Were you at all afraid that you would have trouble writing in sobriety after all these years of doing the opposite?

Yeah, absolutely I was. I think anyone in recovery has that problem. Especially when they’ve been in the act of addiction most of their life like I have. You realize that you don’t have many coping skills. Especially if you’re in rock n roll, you don’t have many responsibilities, even though I probably should have. I DID have responsibilities; I just pretended that I didn’t have responsibilities. I got out of it and in the last two years I feel like I’ve been catching up on 20 years of growth, just on real simple things and how to be an adult. It’s cleared up my creativity for sure, but that’s just one of those things, I’ve read so much on artists and writers block and how the creative mind works, but in the end you don’t have much control over it. You can work on trying to be creative for two hours a day and it still might not come back. It’s just one of those random things in the universe. I don’t even want to talk about it because I’m superstitious, but it came back to me and I’m just so glad.


When you first went solo, what prompted you to do Rod McKuen songs? Was that in anyway because you had your own writer’s block? Use someone else’s stuff?

Yeah, it really was that simple. After the last Ween record, “La Cucaracha,” even before that, I hadn’t written anything. I’d written two songs and really, the writer’s block went on for 7 years. It really was that simple. My friend Ben Vaughn had this project that he always wanted to work on, and that was bringing Rod McKuen to more people. I thought it was perfect for me because I love to sing, I wasn’t writing anything and it sounds great. So that’s why I did it. And I liked his music and I liked his lyrics. It was just a great opportunity to do something and get out of my headspace a little bit. It was great though. I got to meet Rod McKuen, he said he loved the record–there was a lot of good energy. I was pretty fucked up, but it was still good energy.


In the in between time, were you curious about what would happen next? After the Rod McKuen thing were you already considering your restart?

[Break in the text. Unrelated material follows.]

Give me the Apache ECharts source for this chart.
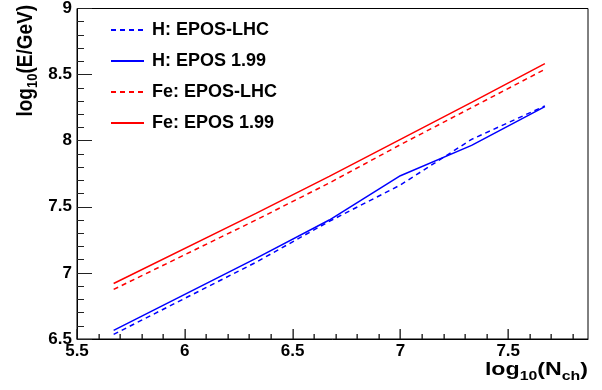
<!DOCTYPE html>
<html>
<head>
<meta charset="utf-8">
<script src="https://cdn.jsdelivr.net/npm/echarts@6/dist/echarts.min.js"></script>
<style>html,body{margin:0;padding:0;background:#fff}#c{width:602px;height:390px}</style>
</head>
<body>
<div id="c"></div>
<script>
const logNch = [5.67, 6.33, 6.67, 7.0, 7.33, 7.67];
const hEposLhc = [6.535, 7.08, 7.39, 7.665, 8.01, 8.263];
const hEpos199 = [6.565, 7.11, 7.40, 7.735, 7.965, 8.258];
const feEposLhc = [6.875, 7.40, 7.68, 7.97, 8.25, 8.54];
const feEpos199 = [6.92, 7.45, 7.73, 8.01, 8.29, 8.583];
const seriesNames = ['H: EPOS-LHC', 'H: EPOS 1.99', 'Fe: EPOS-LHC', 'Fe: EPOS 1.99'];
const xTickLabels = ['5.5', '6', '6.5', '7', '7.5'];
const yTickLabels = ['6.5', '7', '7.5', '8', '8.5', '9'];
const xMajorTicks = [5.5, 6.0, 6.5, 7.0, 7.5];
const xMinorTicks = [5.6, 5.7, 5.8, 5.9, 6.1, 6.2, 6.3, 6.4, 6.6, 6.7, 6.8, 6.9, 7.1, 7.2, 7.3, 7.4, 7.6, 7.7, 7.8];
const X_MIN = 5.5, X_MAX = 7.87, Y_MIN = 6.5, Y_MAX = 9;

const FONT = "'Liberation Sans', Arial, Helvetica, sans-serif";
const pairs = (ys) => logNch.map((x, i) => [x, ys[i]]);

const chart = echarts.init(document.getElementById('c'), null, {renderer: 'canvas'});
const mk = (name, ys, color, dashed) => ({
  name, type: 'line', data: pairs(ys), symbol: 'none', animation: false,
  lineStyle: {color, width: 1.5, type: dashed ? [5, 4] : 'solid'},
  itemStyle: {color}
});

const tickData = xMajorTicks.map(v => [v, Y_MIN, 10]).concat(xMinorTicks.map(v => [v, Y_MIN, 5]));

chart.setOption({
  animation: false,
  backgroundColor: '#ffffff',
  grid: {left: 77, top: 6, width: 511, height: 333, show: true, borderColor: '#000', borderWidth: 1, backgroundColor: 'transparent'},
  xAxis: {
    type: 'value', min: X_MIN, max: X_MAX, interval: 0.5,
    axisLine: {show: true, onZero: false, lineStyle: {color: '#000', width: 1}},
    axisTick: {show: false},
    splitLine: {show: false},
    axisLabel: {
      showMaxLabel: false, margin: 4, color: '#000', fontSize: 17, fontWeight: 'bold', fontFamily: FONT,
      formatter: (v) => { const s = String(+v.toFixed(2)); return xTickLabels.includes(s) ? s : ''; }
    }
  },
  yAxis: {
    type: 'value', min: Y_MIN, max: Y_MAX, interval: 0.5,
    axisLine: {show: true, onZero: false, lineStyle: {color: '#000', width: 1}},
    axisTick: {show: true, inside: true, length: 15, lineStyle: {color: '#222'}},
    minorTick: {show: true, splitNumber: 5, length: 7, lineStyle: {color: '#222'}},
    splitLine: {show: false},
    axisLabel: {
      margin: 5, color: '#000', fontSize: 17, fontWeight: 'bold', fontFamily: FONT,
      formatter: (v) => { const s = String(+v.toFixed(2)); return yTickLabels.includes(s) ? s : ''; }
    }
  },
  legend: {
    orient: 'vertical', left: 110, top: 21, padding: 0,
    itemWidth: 33, itemHeight: 14, itemGap: 13,
    data: seriesNames,
    itemStyle: {opacity: 0},
    textStyle: {color: '#000', fontSize: 18, fontWeight: 'bold', fontFamily: FONT, padding: [0, 0, 0, 3]}
  },
  series: [
    mk(seriesNames[0], hEposLhc, '#0000ff', true),
    mk(seriesNames[1], hEpos199, '#0000ff', false),
    mk(seriesNames[2], feEposLhc, '#ff0000', true),
    mk(seriesNames[3], feEpos199, '#ff0000', false),
    {
      type: 'custom', name: 'xticks', silent: true, clip: false, z: 10,
      encode: {x: 0, y: 1},
      data: tickData,
      renderItem: (params, api) => {
        const p = api.coord([api.value(0), api.value(1)]);
        const len = api.value(2);
        return {
          type: 'rect',
          shape: {x: Math.round(p[0]) - 0.5, y: p[1] - len, width: 1.3, height: len},
          style: {fill: '#111', stroke: null}
        };
      }
    }
  ],
  graphic: [
    {
      type: 'text', x: 26, y: 5, rotation: Math.PI / 2, scaleY: 1.15,
      style: {
        text: '{a|log}{b|10}{a|(E/GeV)}', align: 'right', verticalAlign: 'middle',
        rich: {
          a: {fontSize: 19, fontWeight: 'bold', fontFamily: FONT, fill: '#000', lineHeight: 22},
          b: {fontSize: 13, fontWeight: 'bold', fontFamily: FONT, fill: '#000', lineHeight: 14, padding: [12, 0, 0, 0]}
        }
      }
    },
    {
      type: 'text', x: 588, y: 370, scaleX: 1.22,
      style: {
        text: '{a|log}{b|10}{a|(N}{b|ch}{a|)}', align: 'right', verticalAlign: 'middle',
        rich: {
          a: {fontSize: 19, fontWeight: 'bold', fontFamily: FONT, fill: '#000', lineHeight: 22},
          b: {fontSize: 13, fontWeight: 'bold', fontFamily: FONT, fill: '#000', lineHeight: 14, padding: [12, 0, 0, 0]}
        }
      }
    }
  ]
});
</script>
</body>
</html>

No, because I was too lost in my addiction. I really can’t say. The only real thing I thought about was how to get some help. And I did. But at that point, I just kept thinking about how to make this better– maybe I could just do festivals and not tour so I don’t have to tempt myself. But basically my brain was fried and I just couldn’t get out of the cycle of addiction. Everybody knew it like my family and friends, but it takes the person to finally get it. So that was it and I went in and 6 months in, it finally clicked and I realized things had to change. If you sit in the barber shop long enough, you’re going to get the haircut. I knew that I had to change a lot about my life and change things about my life and really protect myself from things that aren’t necessarily other people’s fault. I have to protect myself because I may not be strong enough to protect myself. Really it was just a one-day-at-a-time thing and that’s how I live now. When I first got home from rehab, I didn’t know if I was going to write another record. I didn’t know if I was going to make music again. I had to get my priorities straight with sobriety. They say if you keep going with something, good things will happen by default. And they did. I just see this record as a really nice bonus to the bigger picture. I really identify myself as an artist and songwriter and I can do it in a healthier way.


The Ween audience probably has addiction issues similar to yours. Do you have any advice for them, or do you stay out of those matters?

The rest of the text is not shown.